Um Adeus Mais-Que-Perfeito, de Peter Handke, autor que tem vindo a ser publicado pela Relógio d’Água (ainda antes da atribuição do Nobel de Literatura em 2019), narra-nos o que sabe, ou julga saber, sobre a vida e a morte da mãe. Rotulado como «Um conto», este pequeno livro é uma leitura essencial para nos adentrarmos na obra de um autor controverso. Este é, possivelmente, o trabalho mais pessoal do autor, em torno de um tema nada fácil, como se pode perceber logo nas primeiras linhas, quando sabemos que a mãe se suicidou aos 51 anos com uma overdose de barbitúricos.
Quando o autor se decide a escrever, passaram já 7 semanas desde a morte, e fá-lo numa tentativa desesperada de despertar da «mudez apática» com que reagiu à notícia do suicídio e de reconstruir a sua vida, relembrando a da sua mãe, pois a perda acarreta o desmoronar da sua vida: «a minha consciência doía, tal era o vazio que nela se instalara» (p. 11). O autor escreve, ainda, com uma clara noção: «preciso da sensação de que aquilo por que estou a passar é incompreensível e incomunicável: só dessa maneira sinto que o horror tem sentido e é real» (p. 10).
Esta elegia, curiosamente designada como conto, situa-se entre a memória e o ensaio, entre a fotografia e a ficcionalização: o autor assinala de que forma a ficção lhe serve, usualmente, para se distanciar de si e da sua vida, o que não acontece aqui, pois este livro é justamente a tentativa de se reaproximar da mãe, ao mesmo tempo que salvaguarda que esta narrativa é naturalmente fictícia, como toda e qualquer «formulação, mesmo de coisas que tenham realmente acontecido» (p. 21): «neste caso, em que sou apenas o narrador, mas não posso assumir o papel do objeto narrado, não consigo distanciar-me. Só sou capaz de me distanciar de mim próprio, a minha mãe torna-se e ao mesmo tempo não se torna para mim, como costumo fazer comigo, uma personagem de ficção, um objeto artístico alado, vibrante de luz. Não se deixa agarrar e mantém-se inacessível, as frases despenham-se nas trevas e jazem espalhadas na folha de papel.» (p. 34)

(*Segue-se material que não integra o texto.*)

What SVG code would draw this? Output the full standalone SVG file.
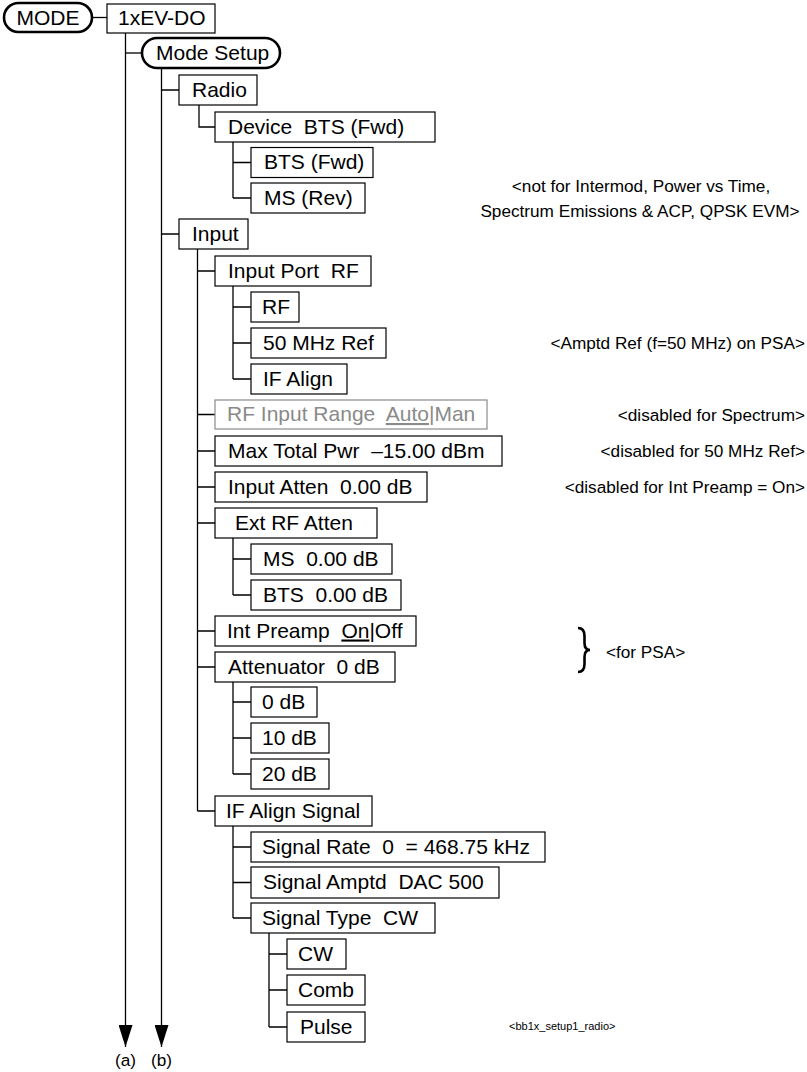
<svg xmlns="http://www.w3.org/2000/svg" width="807" height="1072" viewBox="0 0 807 1072" xml:space="preserve">
<style>
.box{fill:#fff;stroke:#000;stroke-width:1.2}
.gbox{fill:#fff;stroke:#8a8a8a;stroke-width:1.2}
.pill{fill:#fff;stroke:#000;stroke-width:2.6}
.t{font-family:"Liberation Sans",Arial,sans-serif;font-size:21px;fill:#000;white-space:pre}
.g{fill:#8a8a8a}
.n{font-family:"Liberation Sans",Arial,sans-serif;font-size:17.2px;fill:#000;white-space:pre}
.s{font-family:"Liberation Sans",Arial,sans-serif;font-size:11px;fill:#000}
.c{stroke:#000;stroke-width:1.3;fill:none}
.u{text-decoration:underline}
</style>
<defs>
<marker id="arr" markerUnits="userSpaceOnUse" markerWidth="22" markerHeight="14" refX="22" refY="7" orient="auto">
<path d="M0,0 L22,7 L0,14 Z" fill="#000"/>
</marker>
</defs>
<g id="connectors">
<path class="c" d="M92,17.5 H107"/>
<path class="c" d="M125.5,33 V1047" marker-end="url(#arr)"/>
<path class="c" d="M125.5,53 H142"/>
<path class="c" d="M161.5,68 V1047" marker-end="url(#arr)"/>
<path class="c" d="M161.5,90 H179 M161.5,234 H179"/>
<path class="c" d="M199,105 V127 H215"/>
<path class="c" d="M233,142 V198 M233,162.5 H251 M233,198 H251"/>
<path class="c" d="M197.5,249 V811 M197.5,271 H215 M197.5,414.5 H215 M197.5,451 H215 M197.5,487 H215 M197.5,523 H215 M197.5,631 H215 M197.5,667 H215 M197.5,811 H215"/>
<path class="c" d="M233,286 V379 M233,307 H251 M233,343 H251 M233,379 H251"/>
<path class="c" d="M233,538 V595 M233,559 H251 M233,595 H251"/>
<path class="c" d="M233,682 V774 M233,702 H251 M233,738 H251 M233,774 H251"/>
<path class="c" d="M233,826 V918 M233,847 H251 M233,882.5 H251 M233,918 H251"/>
<path class="c" d="M269,933 V1027 M269,954 H287 M269,990 H287 M269,1027 H287"/>
</g>
<g id="n-mode"><rect class="pill" x="4" y="3" width="88" height="29" rx="14.5"/><text class="t" x="48" y="24.5" text-anchor="middle">MODE</text></g>
<g id="n-1xevdo"><rect class="box" x="107" y="4" width="108" height="29"/><text class="t" x="118" y="25">1xEV-DO</text></g>
<g id="n-modesetup"><rect class="pill" x="142" y="38" width="138" height="30" rx="15"/><text class="t" x="156" y="59.5">Mode Setup</text></g>
<g id="n-radio"><rect class="box" x="179" y="75" width="78" height="30"/><text class="t" x="192" y="96.5">Radio</text></g>
<g id="n-device"><rect class="box" x="215" y="112" width="220" height="30"/><text class="t" x="228" y="133.5">Device  BTS (Fwd)</text></g>
<g id="n-btsfwd"><rect class="box" x="251" y="147.5" width="122" height="30"/><text class="t" x="264" y="169">BTS (Fwd)</text></g>
<g id="n-msrev"><rect class="box" x="251" y="183" width="114" height="30"/><text class="t" x="264" y="204.5">MS (Rev)</text></g>
<g id="n-input"><rect class="box" x="179" y="219" width="69" height="30"/><text class="t" x="192" y="240.5">Input</text></g>
<g id="n-inputport"><rect class="box" x="215" y="256" width="156" height="30"/><text class="t" x="228" y="277.5">Input Port  RF</text></g>
<g id="n-rf"><rect class="box" x="251" y="292" width="48" height="30"/><text class="t" x="262" y="313.5">RF</text></g>
<g id="n-50mhz"><rect class="box" x="251" y="328" width="135" height="30"/><text class="t" x="263" y="349.5">50 MHz Ref</text></g>
<g id="n-ifalign"><rect class="box" x="251" y="364" width="96" height="30"/><text class="t" x="263" y="385.5">IF Align</text></g>
<g id="n-rfrange"><rect class="gbox" x="215" y="400" width="272" height="29"/><text class="t g" x="227" y="421">RF Input Range  <tspan class="u">Auto</tspan>|Man</text></g>
<g id="n-maxpwr"><rect class="box" x="215" y="436" width="287" height="30"/><text class="t" x="228" y="457.5">Max Total Pwr  –15.00 dBm</text></g>
<g id="n-inatten"><rect class="box" x="215" y="472" width="212" height="30"/><text class="t" x="228" y="493.5">Input Atten  0.00 dB</text></g>
<g id="n-extrf"><rect class="box" x="215" y="508" width="162" height="30"/><text class="t" x="235" y="529.5">Ext RF Atten</text></g>
<g id="n-ms0"><rect class="box" x="251" y="544" width="141" height="30"/><text class="t" x="263" y="565.5">MS  0.00 dB</text></g>
<g id="n-bts0"><rect class="box" x="251" y="580" width="150" height="30"/><text class="t" x="263" y="601.5">BTS  0.00 dB</text></g>
<g id="n-preamp"><rect class="box" x="215" y="616" width="201" height="30"/><text class="t" x="227" y="637.5">Int Preamp  <tspan class="u">On</tspan>|Off</text></g>
<g id="n-attenuator"><rect class="box" x="215" y="652" width="180" height="30"/><text class="t" x="228" y="673.5">Attenuator  0 dB</text></g>
<g id="n-0db"><rect class="box" x="251" y="687" width="66" height="30"/><text class="t" x="262" y="708.5">0 dB</text></g>
<g id="n-10db"><rect class="box" x="251" y="723" width="78" height="30"/><text class="t" x="262" y="744.5">10 dB</text></g>
<g id="n-20db"><rect class="box" x="251" y="759" width="78" height="30"/><text class="t" x="262" y="780.5">20 dB</text></g>
<g id="n-ifsignal"><rect class="box" x="215" y="796" width="157" height="30"/><text class="t" x="226" y="817.5">IF Align Signal</text></g>
<g id="n-sigrate"><rect class="box" x="251" y="832" width="294" height="30"/><text class="t" x="262" y="853.5">Signal Rate  0  = 468.75 kHz</text></g>
<g id="n-sigamptd"><rect class="box" x="251" y="867" width="248" height="31"/><text class="t" x="263" y="889">Signal Amptd  DAC 500</text></g>
<g id="n-sigtype"><rect class="box" x="251" y="903" width="184" height="30"/><text class="t" x="262" y="924.5">Signal Type  CW</text></g>
<g id="n-cw"><rect class="box" x="287" y="939" width="59" height="30"/><text class="t" x="298" y="960.5">CW</text></g>
<g id="n-comb"><rect class="box" x="287" y="975" width="78" height="30"/><text class="t" x="298" y="996.5">Comb</text></g>
<g id="n-pulse"><rect class="box" x="287" y="1012" width="78" height="30"/><text class="t" x="300" y="1033.5">Pulse</text></g>
<g id="labels">
<text class="n" x="125.5" y="1066" text-anchor="middle">(a)</text>
<text class="n" x="161.5" y="1066" text-anchor="middle">(b)</text>
</g>
<g id="notes">
<text class="n" x="641" y="192" text-anchor="middle">&lt;not for Intermod, Power vs Time,</text>
<text class="n" x="640" y="217" text-anchor="middle">Spectrum Emissions &amp; ACP, QPSK EVM&gt;</text>
<text class="n" x="805" y="348.5" text-anchor="end">&lt;Amptd Ref (f=50 MHz) on PSA&gt;</text>
<text class="n" x="805" y="420.5" text-anchor="end">&lt;disabled for Spectrum&gt;</text>
<text class="n" x="805" y="457" text-anchor="end">&lt;disabled for 50 MHz Ref&gt;</text>
<text class="n" x="805" y="493" text-anchor="end">&lt;disabled for Int Preamp = On&gt;</text>
<path d="M578,628 Q584.5,628 584.5,636 L584.5,643 Q584.5,650 590,650 Q584.5,650 584.5,657 L584.5,664 Q584.5,672 578,672" fill="none" stroke="#000" stroke-width="2.6"/>
<text class="n" x="606" y="658">&lt;for PSA&gt;</text>
<text class="s" x="509" y="1030">&lt;bb1x_setup1_radio&gt;</text>
</g>
</svg>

Recuando 50 anos, até ao seu nascimento no mesmo lugar onde morreu, num mundo então fatal para a mulher, o autor rememora instantâneos (imprecisos, vagos) da vida da mãe, ao longo da era nazi, da guerra, e do consumismo pós-guerra, uma vida sofrida, triste e errante de quem «não era nada, nem nunca seria alguma coisa» (p. 27), até finalmente declarar ao filho: «Já não sou um ser humano» (p. 53). Parece sintomático que o pouco que o autor ficou a saber desta mulher invisível (não fosse por este livro) tenha sido através dos livros que ela lia e sentia como descrições da sua própria vida.
Peter Handke nasceu em 1942, em Griffen, na Áustria. Frequentou a Faculdade de Direito da Universidade de Graz, que abandonou em 1963, após o êxito da sua primeira obra. É um dos autores de língua alemã mais conhecidos e traduzidos. Escreveu romances, ensaios, poesia, obras de teatro, guiões cinematográficos de filmes de Wim Wenders como As Asas do Desejo.